+++ Data rows +++

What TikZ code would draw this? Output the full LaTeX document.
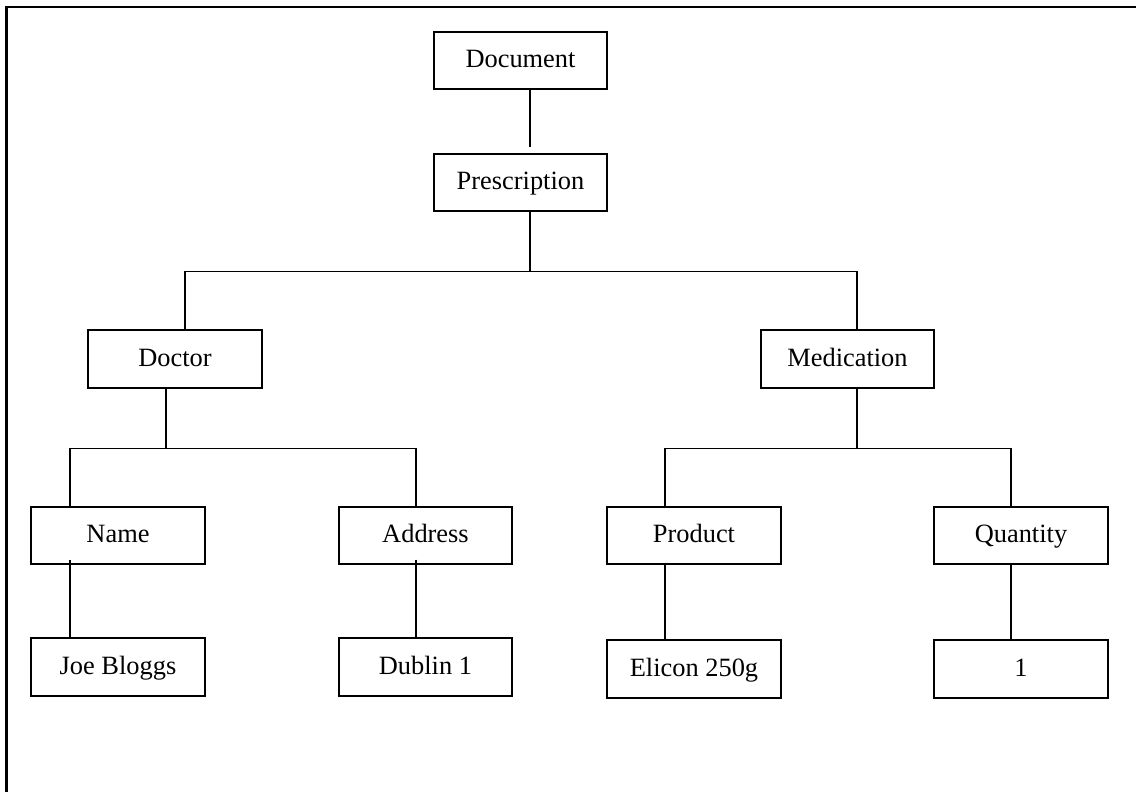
\documentclass[tikz,border=0pt]{standalone}
\usepackage{fontspec}
\setmainfont{Liberation Serif}
\usetikzlibrary{calc}
\tikzset{
  box/.style={draw=black, line width=1pt, rectangle, inner sep=0pt, font=\fontsize{19.8}{22}\selectfont, text=black, text height=15pt, text depth=4.5pt},
  wire/.style={draw=black, line width=1pt},
  frame/.style={draw=black, line width=1.6pt}
}
\begin{document}
\begin{tikzpicture}[x=0.75pt, y=-0.75pt]
\useasboundingbox (0,0) rectangle (1136,792);
\draw[frame] (1136,7) -- (6.5,7) -- (6.5,792);
% nodes
\node[box, minimum width=173*0.75pt, minimum height=57*0.75pt] (doc) at (520.5,60.5) {Document};
\node[box, minimum width=173*0.75pt, minimum height=57*0.75pt] (presc) at (520.5,182.5) {Prescription};
\node[box, minimum width=174*0.75pt, minimum height=58*0.75pt] (doctor) at (175,359) {Doctor};
\node[box, minimum width=173*0.75pt, minimum height=58*0.75pt] (med) at (847.5,359) {Medication};
\node[box, minimum width=174*0.75pt, minimum height=57*0.75pt] (name) at (118,535.5) {Name};
\node[box, minimum width=173*0.75pt, minimum height=57*0.75pt] (addr) at (425.5,535.5) {Address};
\node[box, minimum width=174*0.75pt, minimum height=57*0.75pt] (prod) at (694,535.5) {Product};
\node[box, minimum width=174*0.75pt, minimum height=57*0.75pt] (qty) at (1021,535.5) {Quantity};
\node[box, minimum width=174*0.75pt, minimum height=58*0.75pt] (joe) at (118,667) {Joe Bloggs};
\node[box, minimum width=173*0.75pt, minimum height=58*0.75pt] (dub) at (425.5,667) {Dublin 1};
\node[box, minimum width=174*0.75pt, minimum height=58*0.75pt] (eli) at (694,669) {Elicon 250g};
\node[box, minimum width=174*0.75pt, minimum height=58*0.75pt] (one) at (1021,669) {1};
% column coordinates
\coordinate (xa) at (530,0);
\coordinate (xb) at (185,0);
\coordinate (xc) at (857,0);
\coordinate (xd) at (166,0);
\coordinate (xe) at (70,0);
\coordinate (xf) at (416,0);
\coordinate (xg) at (665,0);
\coordinate (xh) at (1011,0);
% connectors
\draw[wire, shorten >=6*0.75pt] (doc.south -| xa) -- (presc.north -| xa);
\draw[wire] (presc.south -| xa) -- ++(0,60) coordinate (bar);
\draw[wire] (doctor.north -| xb) |- (bar) -| (med.north -| xc);
\draw[wire] (doctor.south -| xd) -- ++(0,60) coordinate (dbar);
\draw[wire] (name.north -| xe) |- (dbar) -| (addr.north -| xf);
\draw[wire] (med.south -| xc) -- ++(0,60) coordinate (mbar);
\draw[wire] (prod.north -| xg) |- (mbar) -| (qty.north -| xh);
\draw[wire, shorten <=-5*0.75pt] (name.south -| xe) -- (joe.north -| xe);
\draw[wire, shorten <=-5*0.75pt] (addr.south -| xf) -- (dub.north -| xf);
\draw[wire, shorten <=-2*0.75pt] (prod.south -| xg) -- (eli.north -| xg);
\draw[wire, shorten <=-2*0.75pt] (qty.south -| xh) -- (one.north -| xh);
\end{tikzpicture}
\end{document}
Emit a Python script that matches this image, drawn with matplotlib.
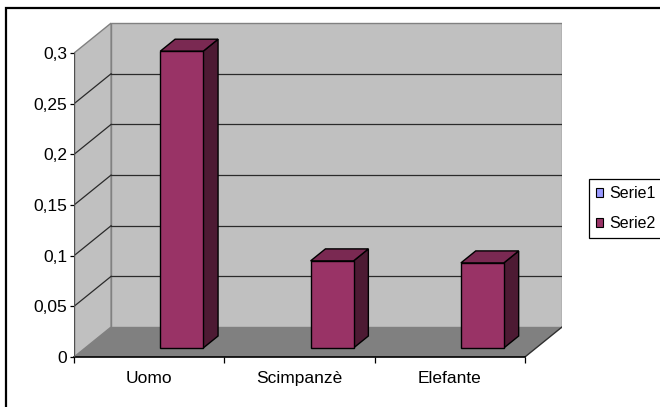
import matplotlib
matplotlib.use("Agg")
import matplotlib.pyplot as plt
from matplotlib.patches import Polygon, Rectangle, Patch
from matplotlib.ticker import FixedLocator, FixedFormatter

plt.rcParams['font.family'] = ['Liberation Sans', 'DejaVu Sans']

# ---- data -------------------------------------------------------------
categories = ["Uomo", "Scimpanzè", "Elefante"]
serie1 = [None, None, None]          # empty series (legend only)
serie2 = [0.293, 0.086, 0.084]
series_names = ["Serie1", "Serie2"]
y_ticks = [0, 0.05, 0.1, 0.15, 0.2, 0.25, 0.3]
y_tick_labels = ["0", "0,05", "0,1", "0,15", "0,2", "0,25", "0,3"]

# ---- style ------------------------------------------------------------
WALL = "#C0C0C0"
FLOOR = "#808080"
EDGE = "#808080"
GRID = "#2a2a2a"
S1 = "#9999FF"
FRONT = "#993366"
TOP = "#7A2952"
SIDE = "#4D1A33"
FS = 12.5
LEG_FS = 11.5

W, H = 660, 407
fig = plt.figure(figsize=(W / 100, H / 100), dpi=100)
fig.patch.set_facecolor("white")

# outer chart frame (runs past the right and bottom edges)
fig.patches.append(Rectangle((6 / W, -0.05), 1.2, 1 - 8 / H + 0.05,
                             transform=fig.transFigure, fill=False,
                             edgecolor="black", linewidth=1.6, zorder=0))

ymax = y_ticks[-1]
ncat = len(categories)
depth_dx = 0.2467      # oblique depth offset, category units
depth_dy = 0.0296      # oblique depth offset, value units

ax = fig.add_axes([74 / W, (H - 357) / H, (562 - 74) / W, (357 - 20) / H])
ax.set_xlim(0, ncat + depth_dx)
ax.set_ylim(0, 337 / 1013)
for s in ax.spines.values():
    s.set_visible(False)
ax.patch.set_alpha(0)

# walls and floor
ax.add_patch(Rectangle((depth_dx, depth_dy), ncat, ymax, facecolor=WALL,
                       edgecolor=EDGE, linewidth=1.0, zorder=1))
ax.add_patch(Polygon([(0, 0), (depth_dx, depth_dy), (depth_dx, ymax + depth_dy),
                      (0, ymax)], closed=True, facecolor=WALL, edgecolor=EDGE,
                     linewidth=1.0, zorder=1))
ax.add_patch(Polygon([(0, 0), (ncat, 0), (ncat + depth_dx, depth_dy),
                      (depth_dx, depth_dy)], closed=True, facecolor=FLOOR,
                     edgecolor="none", zorder=1.5))
ax.plot([ncat, ncat + depth_dx], [0, depth_dy], color="#303030", lw=1.0, zorder=1.6)
ax.plot([0, ncat], [0, 0], color="black", lw=1.2, zorder=4, clip_on=False)
ax.plot([0, 0], [0, ymax], color="#505050", lw=1.0, zorder=4)

# gridlines on back and side wall
for v in y_ticks[1:-1]:
    ax.plot([depth_dx, ncat + depth_dx], [v + depth_dy, v + depth_dy],
            color=GRID, lw=0.9, zorder=2)
    ax.plot([0, depth_dx], [v, v + depth_dy], color=GRID, lw=0.9, zorder=2)

# 3D columns
gap = 1.5
nser = len(series_names)
bw = 1.0 / (nser + gap)
f0, f1 = 0.3, 0.7      # front/back depth fractions of the columns


def column(x0, val, color_front):
    ox, oy = f0 * depth_dx, f0 * depth_dy
    ddx, ddy = (f1 - f0) * depth_dx, (f1 - f0) * depth_dy
    a, b = x0 + ox, x0 + ox + bw
    lo, hi = oy, oy + val
    kw = dict(closed=True, edgecolor="black", linewidth=1.0, zorder=3)
    ax.add_patch(Polygon([(b, lo), (b + ddx, lo + ddy), (b + ddx, hi + ddy), (b, hi)],
                         facecolor=SIDE, **kw))
    ax.add_patch(Polygon([(a, hi), (b, hi), (b + ddx, hi + ddy), (a + ddx, hi + ddy)],
                         facecolor=TOP, **kw))
    ax.add_patch(Polygon([(a, lo), (b, lo), (b, hi), (a, hi)],
                         facecolor=color_front, **kw))


for i in range(ncat):
    for j, vals in enumerate([serie1, serie2]):
        if vals[i] is None:
            continue
        x0 = i + gap * bw / 2 + j * bw
        column(x0, vals[i], [S1, FRONT][j])

# axes ticks and labels
ax.yaxis.set_major_locator(FixedLocator(y_ticks))
ax.yaxis.set_major_formatter(FixedFormatter(y_tick_labels))
ax.tick_params(axis="y", length=3, width=0.9, color="black", pad=2,
               labelsize=FS, labelcolor="black")
ax.xaxis.set_major_locator(FixedLocator(list(range(ncat + 1))))
ax.xaxis.set_major_formatter(FixedFormatter([""] * (ncat + 1)))
ax.xaxis.set_minor_locator(FixedLocator([i + 0.5 for i in range(ncat)]))
ax.xaxis.set_minor_formatter(FixedFormatter(categories))
ax.tick_params(axis="x", which="major", length=4, width=0.9, color="black")
ax.tick_params(axis="x", which="minor", length=0, pad=10, labelsize=FS,
               labelcolor="black")

# legend
handles = [Patch(facecolor=c, edgecolor="black", linewidth=0.8) for c in (S1, FRONT)]
leg = fig.legend(handles, series_names, loc="upper left",
                 bbox_to_anchor=(589 / W, 1 - 179 / H), fontsize=LEG_FS,
                 frameon=True, fancybox=False, framealpha=1, edgecolor="black",
                 handlelength=0.45, handleheight=0.45, handletextpad=0.4,
                 borderpad=0.45, labelspacing=0.94, borderaxespad=0)
leg.get_frame().set_linewidth(0.9)

fig.savefig("out.png", dpi=100)
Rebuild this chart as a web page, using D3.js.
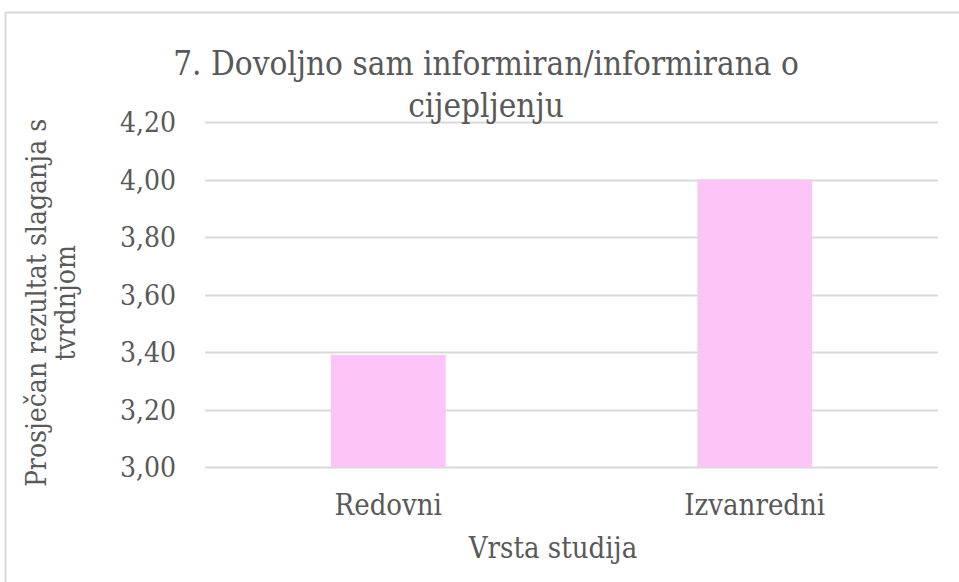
<!DOCTYPE html>
<html>
<head>
<meta charset="utf-8">
<script src="https://cdn.jsdelivr.net/npm/d3@7"></script>
<style>
  body { margin: 0; background: #fff; }
  svg text { font-family: "DejaVu Serif", serif; fill: #595959; }
</style>
</head>
<body>
<div id="chart"></div>
<script>
const categories = ["Redovni", "Izvanredni"];
const values = [3.39, 4.00];
const yTicks = [3.0, 3.2, 3.4, 3.6, 3.8, 4.0, 4.2];
const titleLines = ["7. Dovoljno sam informiran/informirana o", "cijepljenju"];
const yTitleLines = ["Prosječan rezultat slaganja s", "tvrdnjom"];
const xTitle = "Vrsta studija";

const width = 959, height = 582;
const margin = {top: 122, right: 21, bottom: 115, left: 205};
// the original uses a narrow Times-like face; squeeze DejaVu Serif to match
const squeeze = 0.9;

const svg = d3.select("#chart")
  .append("svg")
  .attr("width", width)
  .attr("height", height);

// chart border
svg.append("rect")
  .attr("x", 5.5).attr("y", 12.5)
  .attr("width", 1000).attr("height", 700)
  .attr("fill", "none")
  .attr("stroke", "#d9d9d9")
  .attr("stroke-width", 2);

const x = d3.scaleBand()
  .domain(categories)
  .range([margin.left, width - margin.right])
  .padding(0);

const y = d3.scaleLinear()
  .domain([3.0, 4.2])
  .range([height - margin.bottom, margin.top]);

const fmt = d => d3.format(".2f")(d).replace(".", ",");

// gridlines
svg.append("g")
  .selectAll("line")
  .data(yTicks)
  .enter().append("line")
  .attr("x1", margin.left)
  .attr("x2", width - margin.right)
  .attr("y1", d => Math.round(y(d)) + 0.5)
  .attr("y2", d => Math.round(y(d)) + 0.5)
  .attr("stroke", "#d9d9d9")
  .attr("stroke-width", 2);

// bars (Excel gap width ~219%)
const barW = x.bandwidth() / 3.19;
svg.append("g")
  .selectAll("rect")
  .data(values)
  .enter().append("rect")
  .attr("x", (d, i) => x(categories[i]) + (x.bandwidth() - barW) / 2)
  .attr("y", d => y(d))
  .attr("width", barW)
  .attr("height", d => y(3.0) - y(d))
  .attr("fill", "#fcc4f7");

// y tick labels
svg.append("g")
  .selectAll("text")
  .data(yTicks)
  .enter().append("text")
  .attr("x", 176)
  .attr("y", d => y(d))
  .attr("dy", "0.36em")
  .attr("text-anchor", "end")
  .attr("font-size", 28)
  .text(fmt);

// x category labels
svg.append("g")
  .selectAll("text")
  .data(categories)
  .enter().append("text")
  .attr("x", d => x(d) + x.bandwidth() / 2)
  .attr("y", 515)
  .attr("text-anchor", "middle")
  .attr("font-size", 29)
  .text(d => d);

// x axis title
svg.append("text")
  .attr("x", 553)
  .attr("y", 558)
  .attr("text-anchor", "middle")
  .attr("font-size", 29)
  .text(xTitle);

// y axis title
svg.append("g")
  .attr("transform", "translate(0,303) rotate(-90)")
  .selectAll("text")
  .data(yTitleLines)
  .enter().append("text")
  .attr("x", 0)
  .attr("y", (d, i) => 46 + i * 29)
  .attr("text-anchor", "middle")
  .attr("font-size", 28)
  .text(d => d);

// chart title
svg.append("g")
  .selectAll("text")
  .data(titleLines)
  .enter().append("text")
  .attr("x", 486)
  .attr("y", (d, i) => 75 + i * 42)
  .attr("text-anchor", "middle")
  .attr("font-size", 33)
  .text(d => d);

svg.selectAll("text").each(function() {
  const len = this.getComputedTextLength();
  d3.select(this)
    .attr("textLength", len * squeeze)
    .attr("lengthAdjust", "spacingAndGlyphs");
});
</script>
</body>
</html>
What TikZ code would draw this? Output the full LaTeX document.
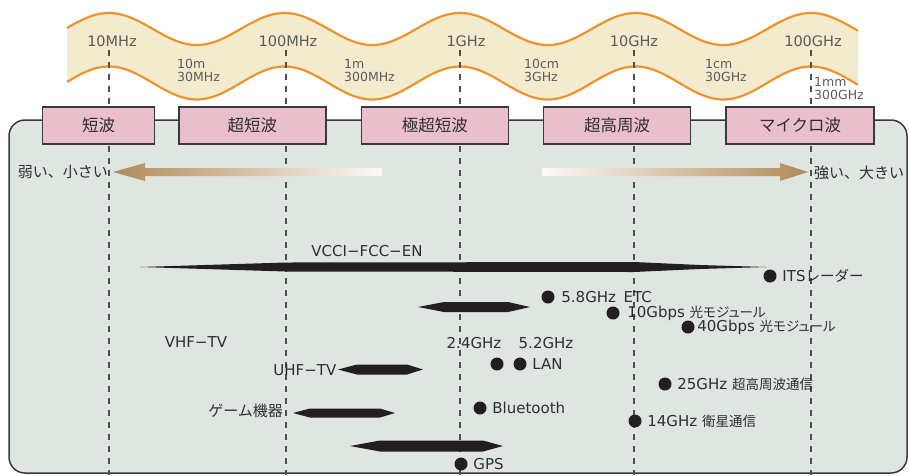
\documentclass[tikz,border=0pt]{standalone}
\usepackage{fontspec}
\setmainfont{DejaVu Sans}
\newfontfamily\jp{Noto Sans CJK JP}
\newfontfamily\jpp{Noto Sans CJK JP}[RawFeature=+palt]
\usetikzlibrary{positioning}
\definecolor{ink}{HTML}{231F20}
\definecolor{frame}{HTML}{3A3A3A}
\definecolor{panelfill}{HTML}{DFE5E1}
\definecolor{bandfill}{HTML}{F2EBCE}
\definecolor{bandline}{HTML}{F0922B}
\definecolor{boxfill}{HTML}{E9BFCB}
\definecolor{tan}{HTML}{B08A58}
\definecolor{txt}{HTML}{2E2E2E}
\definecolor{freqtxt}{HTML}{5A5A5A}
\newcommand\jsmall[1]{{\jpp\fontsize{13.5pt}{15pt}\selectfont #1}}
\tikzset{band/.style={rectangle,draw=frame,fill=boxfill,line width=1.4pt,minimum height=37pt,minimum width=147pt,inner sep=0pt,text=txt,font=\jp\fontsize{16.5pt}{18pt}\selectfont},panel/.style={draw=frame,fill=panelfill,line width=1.5pt,rounded corners=16pt},wave/.style={draw=bandline,line width=2.2pt},grid/.style={draw=frame!90,line width=1.6pt,dash pattern=on 6pt off 6pt},freq/.style={text=freqtxt,inner sep=0pt,font=\fontsize{14.5pt}{16pt}\selectfont},wl/.style={text=freqtxt,inner sep=0pt,align=left,anchor=west,font=\fontsize{12.5pt}{13pt}\selectfont},note/.style={text=txt,inner sep=0pt,font=\jp\fontsize{15pt}{17pt}\selectfont},lbl/.style={text=txt,inner sep=0.5pt,font=\fontsize{15pt}{17pt}\selectfont},dot/.style={circle,fill=ink,minimum size=13pt,inner sep=0pt},spindle/.style={fill=ink}}

\begin{document}
\begin{tikzpicture}[x=1pt,y=-1pt,node distance=5pt]
\useasboundingbox (0,0) rectangle (909,475);
\draw[panel] (9,120) rectangle (907,473);
\fill[bandfill] plot[domain=67:858,samples=160,smooth] (\x,{29-16*cos((\x-109)*2.05128)}) -- plot[domain=858:67,samples=160,smooth] (\x,{83-16.5*cos((\x-109)*2.05128)}) -- cycle;
\draw[wave] plot[domain=67:858,samples=160,smooth] (\x,{29-16*cos((\x-109)*2.05128)});
\draw[wave] plot[domain=67:858,samples=160,smooth] (\x,{83-16.5*cos((\x-109)*2.05128)});
\foreach \f in {109,286,460,634,811} \draw[grid] (\f,50) -- (\f,475);
\node[freq] (f10m) at (112,41) {10MHz};
\node[freq] (f100m) at (288,41) {100MHz};
\node[freq] (f1g) at (466,41) {1GHz};
\node[freq] (f10g) at (634,41) {10GHz};
\node[freq] (f100g) at (813,41) {100GHz};
\node[wl] (w30m) at (177,70.5) {10m\\30MHz};
\node[wl] (w300m) at (344,70.5) {1m\\300MHz};
\node[wl] (w3g) at (524,70.5) {10cm\\3GHz};
\node[wl] (w30g) at (705,70.5) {1cm\\30GHz};
\node[wl] (w300g) at (814,88.5) {1mm\\300GHz};
\node[band,minimum width=112pt] (sw) at (98.5,125.5) {短波};
\node[band,right=23pt of sw] (vhf) {超短波};
\node[band,right=34pt of vhf] (uhf) {極超短波};
\node[band,right=34pt of uhf] (shf) {超高周波};
\node[band,right=34pt of shf,minimum width=148pt] (mw) {マイクロ波};
\node[note,anchor=east] (weak) at (108,172) {弱い、小さい};
\node[note,anchor=west] (strong) at (814,173) {強い、大きい};
\shade[left color=tan,right color=tan!4] (113,172) -- (145,163) -- (145,168) -- (382,168) -- (382,176) -- (145,176) -- (145,181) -- cycle;
\shade[left color=tan!4,right color=tan] (808,172) -- (780,163) -- (780,168) -- (542,168) -- (542,176) -- (780,176) -- (780,181) -- cycle;
\fill[spindle] (140,267) -- (286,262.5) -- (634,262) -- (700,265) -- (767,267) -- (700,269) -- (634,272) -- (286,271.5) -- cycle;
\fill[spindle] (418,307) -- (444,302) -- (508,302) -- (530,307) -- (508,312) -- (444,312) -- cycle;
\fill[spindle] (338,369.5) -- (357,364.5) -- (407,364.5) -- (423,369.5) -- (407,374.5) -- (357,374.5) -- cycle;
\fill[spindle] (293,413) -- (310,408.5) -- (380,408.5) -- (395,413) -- (380,417.5) -- (310,417.5) -- cycle;
\fill[spindle] (350,446) -- (380,440.5) -- (483,440.5) -- (503,446) -- (483,451.5) -- (380,451.5) -- cycle;
\node[lbl] (vcci) at (367,251) {VCCI−FCC−EN};
\node[lbl] (vhftv) at (196,342) {VHF−TV};
\node[lbl,anchor=east] (uhftv) at (337,370) {UHF−TV};
\node[note,anchor=east] (game) at (283,411) {ゲーム機器};
\node[lbl,anchor=west] (g24) at (446,343) {2.4GHz};
\node[lbl,anchor=west] (g52) at (518,343) {5.2GHz};
\node[dot] (dits) at (770,276) {};
\node[dot] (d58) at (548,297) {};
\node[dot] (d10g) at (613,313) {};
\node[dot] (d40g) at (688,327) {};
\node[dot] (d24) at (497,364) {};
\node[dot] (d52) at (520,364) {};
\node[dot] (d25) at (665,384) {};
\node[dot] (dbt) at (480,408) {};
\node[dot] (d14) at (635,421) {};
\node[dot] (dgps) at (461,464) {};
\node[lbl,right=of dits] (its) {ITS{\jp\fontsize{14.5pt}{16pt}\selectfont レーダー}};
\node[lbl,right=6pt of d58] (etc) {5.8GHz\enspace ETC};
\node[lbl,right=7pt of d10g] (m10g) {10Gbps \jsmall{光モジュール}};
\node[lbl,right=2pt of d40g] (m40g) {40Gbps \jsmall{光モジュール}};
\node[lbl,right=of d52] (lan) {LAN};
\node[lbl,right=of d25] (c25) {25GHz \jsmall{超高周波通信}};
\node[lbl,right=of dbt] (bt) {Bluetooth};
\node[lbl,right=of d14] (c14) {14GHz \jsmall{衛星通信}};
\node[lbl,right=of dgps] (gps) {GPS};
\end{tikzpicture}
\end{document}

+++

- Objective: Return exactly the lines from the one with "Emit a Python" to the one with "ax.patch.set_alpha(0)", both ends kept, and only those. Images are left out.

- Final result:
Emit a Python script that matches this image, drawn with matplotlib.
import matplotlib
matplotlib.use("Agg")
import matplotlib.pyplot as plt
from matplotlib.patches import Polygon, Rectangle, Patch
from matplotlib.ticker import FixedLocator, FixedFormatter

plt.rcParams['font.family'] = ['Liberation Sans', 'DejaVu Sans']

# ---- data -------------------------------------------------------------
categories = ["Uomo", "Scimpanzè", "Elefante"]
serie1 = [None, None, None]          # empty series (legend only)
serie2 = [0.293, 0.086, 0.084]
series_names = ["Serie1", "Serie2"]
y_ticks = [0, 0.05, 0.1, 0.15, 0.2, 0.25, 0.3]
y_tick_labels = ["0", "0,05", "0,1", "0,15", "0,2", "0,25", "0,3"]

# ---- style ------------------------------------------------------------
WALL = "#C0C0C0"
FLOOR = "#808080"
EDGE = "#808080"
GRID = "#2a2a2a"
S1 = "#9999FF"
FRONT = "#993366"
TOP = "#7A2952"
SIDE = "#4D1A33"
FS = 12.5
LEG_FS = 11.5

W, H = 660, 407
fig = plt.figure(figsize=(W / 100, H / 100), dpi=100)
fig.patch.set_facecolor("white")

# outer chart frame (runs past the right and bottom edges)
fig.patches.append(Rectangle((6 / W, -0.05), 1.2, 1 - 8 / H + 0.05,
                             transform=fig.transFigure, fill=False,
                             edgecolor="black", linewidth=1.6, zorder=0))

ymax = y_ticks[-1]
ncat = len(categories)
depth_dx = 0.2467      # oblique depth offset, category units
depth_dy = 0.0296      # oblique depth offset, value units

ax = fig.add_axes([74 / W, (H - 357) / H, (562 - 74) / W, (357 - 20) / H])
ax.set_xlim(0, ncat + depth_dx)
ax.set_ylim(0, 337 / 1013)
for s in ax.spines.values():
    s.set_visible(False)
ax.patch.set_alpha(0)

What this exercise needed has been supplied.